François Roudaire, un creusois qui voulait créer une mer dans le Sahara
Un certain François Elie Roudaire naît à Guéret en 1836. A 19 ans, il entre à l'école militaire de Saint-Cyr puis à l'école d'Etat-major comme spécialiste en topographie et en géodésie. Il en sort lieutenant et est affecté à Biskra, en Algérie. Roudaire y étudie les grands lacs salés (les chotts) et se persuade assez vite que, comme ils sont situés sous le niveau de la mer, ils communiquaient autrefois avec la méditerranée. Il imagine alors de creuser un canal...
Le lieutenant Roudaire adresse un rapport à l'empereur... pas de réponse. Il publie ensuite "Une mer intérieure au Sahara" dans La Revue des deux Mondes. Puis, en 1875, il fait la connaissance de l'ingénieur Ferdinand de Lesseps qui lui dit qu'il connaît son projet et le pense réalisable. Le monde scientifique est, quant à lui, assez partagé. Mais l'opinion publique est tellement enthousiaste que le parlement français vote un crédit de 10.000 francs pour l'étude du projet.
Roudaire repart au Maghreb; cette fois à la tête d'une équipe de 3 officiers d'Etat-major, d'un médecin, du secrétaire de la Société Nationale de Géographie, de 30 hommes du bataillon d'Afrique et de 20 soldats du Génie. Au bout de 2 ans, il revient en métropole et présente ses conclusions : il conseille d'inonder les 13.000 km2 des lacs de sel, pour en faire une mer intérieure de 400 km. de long par 60 de large, en creusant un canal de 18 km. dans les sables du désert saharien.
Roudaire est convaincu que sa mer intérieure modifiera la météorologie de la région et rendra le désert fertile. En 1876, une expédition gouvernementale se rend à Biskra et découvre qu'une partie du projet de Roudaire se trouve en réalité au dessus du niveau de la mer. Sa mer intérieure en sera donc pratiquement divisées par 2. Le capitaine Roudaire ne se décourage pas et donne alors une série de conférences afin de rallier de nouveaux adeptes à son idée.
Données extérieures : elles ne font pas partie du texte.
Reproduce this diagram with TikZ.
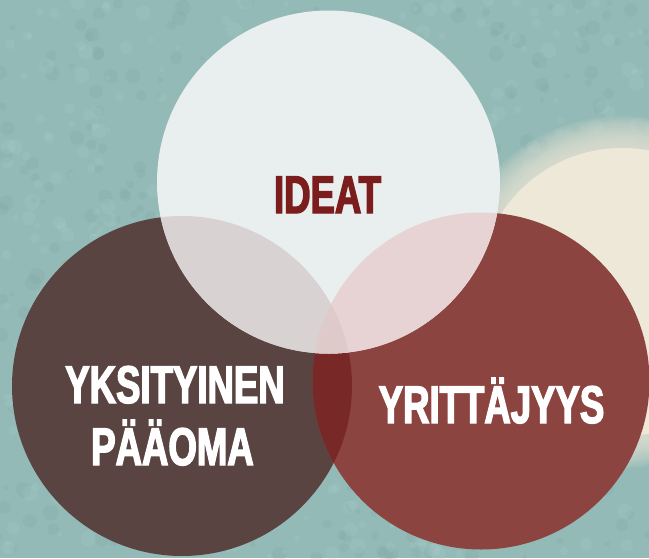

Jules Verne s'en inspire et écrit L'Invasion de la mer. Alors que l'armée montre désormais de l'hostilité pour son projet, le capitaine Roudaire reçoit la rosette d'officier de la Légion d'Honneur, devient professeur à l'école militaire de Saint-Cyr et se lie d'amitié avec Ferdinand de Lesseps. En 1878, les députés lui votent une nouvelle subvention pour un "complément d'études avec des instruments de mesure plus performants". Et c'est ainsi qu'il repart pour le Maghreb en 1880...
Roudaire en revient et apprend que Charles de Freycinet, le nouveau ministre des travaux publics, trouve son projet trop onéreux. Ferdinand de Lesseps et ses amis rassemblent alors des fonds et offrent 500.000 francs à Roudaire. Une nouvelle expédition est montée : le lieutenant-colonel Roudaire et de Lesseps en font partie, ainsi qu'un groupe de savants, d'ingénieurs et d'entrepreneurs. Ils démontrent ensemble que le projet est réalisable et... peu coûteux.
D'après eux, les lacs salés de Melrir et Rharsa sont facilement inondables, 200 millions suffiront pour creuser le canal et ces régions retrouveront la fertilité "qu'elles avaient jadis". Cette fois, tout semble sourire à Roudaire ! Mais, épuisé après ses longs séjours dans le désert, il vient se reposer à Guéret où il tombe malade. Le 14 janvier 1885, à 49 ans, il meure subitement.
Après le décès de François Elie Roudaire, le scandale du canal de Panama éclate : le gouvernement français s'empresse d'oublier le projet de canal saharien du colonel Roudaire. Le Conseil municipal de Guéret donne le nom de Colonel Roudaire à une petite rue de la ville et, par la suite, à une station de bus municipal.